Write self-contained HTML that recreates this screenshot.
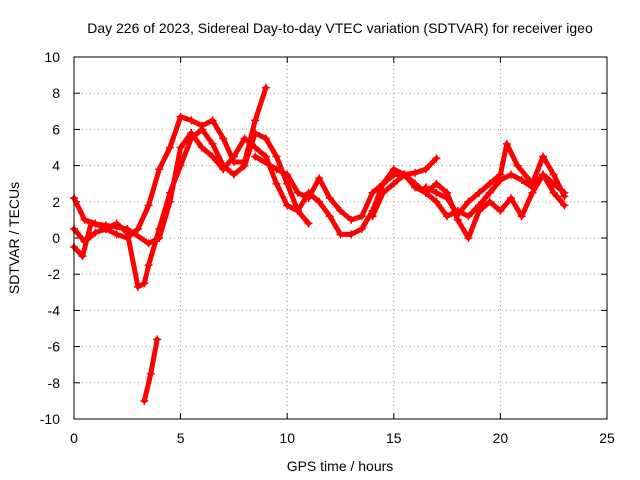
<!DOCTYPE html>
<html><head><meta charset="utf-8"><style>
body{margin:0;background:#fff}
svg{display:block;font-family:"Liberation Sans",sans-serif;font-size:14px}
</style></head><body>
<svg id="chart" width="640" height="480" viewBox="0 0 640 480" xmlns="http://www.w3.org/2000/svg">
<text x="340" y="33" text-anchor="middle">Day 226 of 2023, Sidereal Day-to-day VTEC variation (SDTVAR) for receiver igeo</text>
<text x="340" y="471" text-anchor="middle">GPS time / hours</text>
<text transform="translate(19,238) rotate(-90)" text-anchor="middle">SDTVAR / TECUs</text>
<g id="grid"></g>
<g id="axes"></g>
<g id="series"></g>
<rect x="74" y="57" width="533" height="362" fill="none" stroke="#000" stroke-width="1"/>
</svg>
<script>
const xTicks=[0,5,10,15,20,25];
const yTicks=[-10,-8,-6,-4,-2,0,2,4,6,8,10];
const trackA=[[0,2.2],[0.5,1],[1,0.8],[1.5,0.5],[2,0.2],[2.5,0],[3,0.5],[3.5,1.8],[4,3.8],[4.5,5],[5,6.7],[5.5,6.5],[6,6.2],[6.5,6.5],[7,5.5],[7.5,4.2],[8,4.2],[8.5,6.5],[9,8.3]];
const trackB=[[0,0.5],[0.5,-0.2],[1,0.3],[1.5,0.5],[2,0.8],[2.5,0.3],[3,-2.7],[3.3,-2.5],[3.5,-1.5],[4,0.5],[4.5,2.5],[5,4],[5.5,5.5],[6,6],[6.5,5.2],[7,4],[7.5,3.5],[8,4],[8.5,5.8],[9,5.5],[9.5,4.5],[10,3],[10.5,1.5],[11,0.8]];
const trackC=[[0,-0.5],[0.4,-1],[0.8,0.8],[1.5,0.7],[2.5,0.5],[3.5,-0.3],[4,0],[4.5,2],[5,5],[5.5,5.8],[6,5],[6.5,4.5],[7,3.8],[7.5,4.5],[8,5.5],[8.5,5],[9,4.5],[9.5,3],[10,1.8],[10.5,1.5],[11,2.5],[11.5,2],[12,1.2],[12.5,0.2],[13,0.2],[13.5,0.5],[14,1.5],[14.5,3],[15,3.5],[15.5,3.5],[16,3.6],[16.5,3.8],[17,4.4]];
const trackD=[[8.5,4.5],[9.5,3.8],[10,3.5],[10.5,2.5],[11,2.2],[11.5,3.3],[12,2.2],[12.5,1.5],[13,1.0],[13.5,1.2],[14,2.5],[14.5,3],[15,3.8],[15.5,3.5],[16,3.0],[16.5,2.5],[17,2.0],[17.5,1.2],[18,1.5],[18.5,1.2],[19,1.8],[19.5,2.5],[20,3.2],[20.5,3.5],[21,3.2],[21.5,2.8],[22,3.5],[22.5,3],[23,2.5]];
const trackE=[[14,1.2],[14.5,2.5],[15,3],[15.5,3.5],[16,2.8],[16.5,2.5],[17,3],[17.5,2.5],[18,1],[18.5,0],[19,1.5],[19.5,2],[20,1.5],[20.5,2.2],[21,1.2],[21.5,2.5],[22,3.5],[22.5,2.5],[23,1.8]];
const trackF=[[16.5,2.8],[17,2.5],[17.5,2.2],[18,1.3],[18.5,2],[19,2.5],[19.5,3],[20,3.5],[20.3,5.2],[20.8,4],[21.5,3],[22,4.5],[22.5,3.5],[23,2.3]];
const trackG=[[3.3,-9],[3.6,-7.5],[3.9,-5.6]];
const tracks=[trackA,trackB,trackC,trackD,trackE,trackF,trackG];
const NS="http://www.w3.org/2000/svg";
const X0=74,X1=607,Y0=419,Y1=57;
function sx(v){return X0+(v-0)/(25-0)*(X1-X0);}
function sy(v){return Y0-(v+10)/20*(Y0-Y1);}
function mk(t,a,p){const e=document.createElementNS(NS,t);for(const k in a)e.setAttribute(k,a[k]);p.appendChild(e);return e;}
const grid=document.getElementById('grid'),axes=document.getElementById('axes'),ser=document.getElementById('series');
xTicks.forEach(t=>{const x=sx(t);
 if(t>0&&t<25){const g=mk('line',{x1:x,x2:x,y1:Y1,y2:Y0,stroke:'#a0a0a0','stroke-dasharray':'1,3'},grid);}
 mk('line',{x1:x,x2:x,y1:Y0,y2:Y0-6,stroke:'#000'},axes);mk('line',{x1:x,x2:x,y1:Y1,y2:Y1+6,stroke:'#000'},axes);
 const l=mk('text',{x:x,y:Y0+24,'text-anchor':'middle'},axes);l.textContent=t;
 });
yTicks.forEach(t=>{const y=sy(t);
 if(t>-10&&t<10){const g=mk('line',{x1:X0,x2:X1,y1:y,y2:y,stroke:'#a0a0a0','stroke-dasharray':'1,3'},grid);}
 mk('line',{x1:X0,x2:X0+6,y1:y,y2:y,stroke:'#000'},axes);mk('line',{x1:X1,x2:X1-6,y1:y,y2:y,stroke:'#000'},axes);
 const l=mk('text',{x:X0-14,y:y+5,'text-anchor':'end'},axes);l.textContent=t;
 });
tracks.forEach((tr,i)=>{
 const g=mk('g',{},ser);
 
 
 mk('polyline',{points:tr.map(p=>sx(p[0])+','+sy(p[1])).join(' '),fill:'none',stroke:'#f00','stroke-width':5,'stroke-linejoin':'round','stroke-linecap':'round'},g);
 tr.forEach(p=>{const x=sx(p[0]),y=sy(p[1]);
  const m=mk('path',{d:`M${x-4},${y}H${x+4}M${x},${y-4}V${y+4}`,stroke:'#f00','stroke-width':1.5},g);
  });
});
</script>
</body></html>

# # # # # # #

PROMPT:
Ignore the images and quote every line of the listing exactly.

OUTPUT FOR THIS EXERCISE:
Write self-contained HTML that recreates this screenshot.
<!DOCTYPE html>
<html><head><meta charset="utf-8"><style>
body{margin:0;background:#fff}
svg{display:block;font-family:"Liberation Sans",sans-serif;font-size:14px}
</style></head><body>
<svg id="chart" width="640" height="480" viewBox="0 0 640 480" xmlns="http://www.w3.org/2000/svg">
<text x="340" y="33" text-anchor="middle">Day 226 of 2023, Sidereal Day-to-day VTEC variation (SDTVAR) for receiver igeo</text>
<text x="340" y="471" text-anchor="middle">GPS time / hours</text>
<text transform="translate(19,238) rotate(-90)" text-anchor="middle">SDTVAR / TECUs</text>
<g id="grid"></g>
<g id="axes"></g>
<g id="series"></g>
<rect x="74" y="57" width="533" height="362" fill="none" stroke="#000" stroke-width="1"/>
</svg>
<script>
const xTicks=[0,5,10,15,20,25];
const yTicks=[-10,-8,-6,-4,-2,0,2,4,6,8,10];
const trackA=[[0,2.2],[0.5,1],[1,0.8],[1.5,0.5],[2,0.2],[2.5,0],[3,0.5],[3.5,1.8],[4,3.8],[4.5,5],[5,6.7],[5.5,6.5],[6,6.2],[6.5,6.5],[7,5.5],[7.5,4.2],[8,4.2],[8.5,6.5],[9,8.3]];
const trackB=[[0,0.5],[0.5,-0.2],[1,0.3],[1.5,0.5],[2,0.8],[2.5,0.3],[3,-2.7],[3.3,-2.5],[3.5,-1.5],[4,0.5],[4.5,2.5],[5,4],[5.5,5.5],[6,6],[6.5,5.2],[7,4],[7.5,3.5],[8,4],[8.5,5.8],[9,5.5],[9.5,4.5],[10,3],[10.5,1.5],[11,0.8]];
const trackC=[[0,-0.5],[0.4,-1],[0.8,0.8],[1.5,0.7],[2.5,0.5],[3.5,-0.3],[4,0],[4.5,2],[5,5],[5.5,5.8],[6,5],[6.5,4.5],[7,3.8],[7.5,4.5],[8,5.5],[8.5,5],[9,4.5],[9.5,3],[10,1.8],[10.5,1.5],[11,2.5],[11.5,2],[12,1.2],[12.5,0.2],[13,0.2],[13.5,0.5],[14,1.5],[14.5,3],[15,3.5],[15.5,3.5],[16,3.6],[16.5,3.8],[17,4.4]];
const trackD=[[8.5,4.5],[9.5,3.8],[10,3.5],[10.5,2.5],[11,2.2],[11.5,3.3],[12,2.2],[12.5,1.5],[13,1.0],[13.5,1.2],[14,2.5],[14.5,3],[15,3.8],[15.5,3.5],[16,3.0],[16.5,2.5],[17,2.0],[17.5,1.2],[18,1.5],[18.5,1.2],[19,1.8],[19.5,2.5],[20,3.2],[20.5,3.5],[21,3.2],[21.5,2.8],[22,3.5],[22.5,3],[23,2.5]];
const trackE=[[14,1.2],[14.5,2.5],[15,3],[15.5,3.5],[16,2.8],[16.5,2.5],[17,3],[17.5,2.5],[18,1],[18.5,0],[19,1.5],[19.5,2],[20,1.5],[20.5,2.2],[21,1.2],[21.5,2.5],[22,3.5],[22.5,2.5],[23,1.8]];
const trackF=[[16.5,2.8],[17,2.5],[17.5,2.2],[18,1.3],[18.5,2],[19,2.5],[19.5,3],[20,3.5],[20.3,5.2],[20.8,4],[21.5,3],[22,4.5],[22.5,3.5],[23,2.3]];
const trackG=[[3.3,-9],[3.6,-7.5],[3.9,-5.6]];
const tracks=[trackA,trackB,trackC,trackD,trackE,trackF,trackG];
const NS="http://www.w3.org/2000/svg";
const X0=74,X1=607,Y0=419,Y1=57;
function sx(v){return X0+(v-0)/(25-0)*(X1-X0);}
function sy(v){return Y0-(v+10)/20*(Y0-Y1);}
function mk(t,a,p){const e=document.createElementNS(NS,t);for(const k in a)e.setAttribute(k,a[k]);p.appendChild(e);return e;}
const grid=document.getElementById('grid'),axes=document.getElementById('axes'),ser=document.getElementById('series');
xTicks.forEach(t=>{const x=sx(t);
 if(t>0&&t<25){const g=mk('line',{x1:x,x2:x,y1:Y1,y2:Y0,stroke:'#a0a0a0','stroke-dasharray':'1,3'},grid);}
 mk('line',{x1:x,x2:x,y1:Y0,y2:Y0-6,stroke:'#000'},axes);mk('line',{x1:x,x2:x,y1:Y1,y2:Y1+6,stroke:'#000'},axes);
 const l=mk('text',{x:x,y:Y0+24,'text-anchor':'middle'},axes);l.textContent=t;
 });
yTicks.forEach(t=>{const y=sy(t);
 if(t>-10&&t<10){const g=mk('line',{x1:X0,x2:X1,y1:y,y2:y,stroke:'#a0a0a0','stroke-dasharray':'1,3'},grid);}
 mk('line',{x1:X0,x2:X0+6,y1:y,y2:y,stroke:'#000'},axes);mk('line',{x1:X1,x2:X1-6,y1:y,y2:y,stroke:'#000'},axes);
 const l=mk('text',{x:X0-14,y:y+5,'text-anchor':'end'},axes);l.textContent=t;
 });
tracks.forEach((tr,i)=>{
 const g=mk('g',{},ser);
 
 
 mk('polyline',{points:tr.map(p=>sx(p[0])+','+sy(p[1])).join(' '),fill:'none',stroke:'#f00','stroke-width':5,'stroke-linejoin':'round','stroke-linecap':'round'},g);
 tr.forEach(p=>{const x=sx(p[0]),y=sy(p[1]);
  const m=mk('path',{d:`M${x-4},${y}H${x+4}M${x},${y-4}V${y+4}`,stroke:'#f00','stroke-width':1.5},g);
  });
});
</script>
</body></html>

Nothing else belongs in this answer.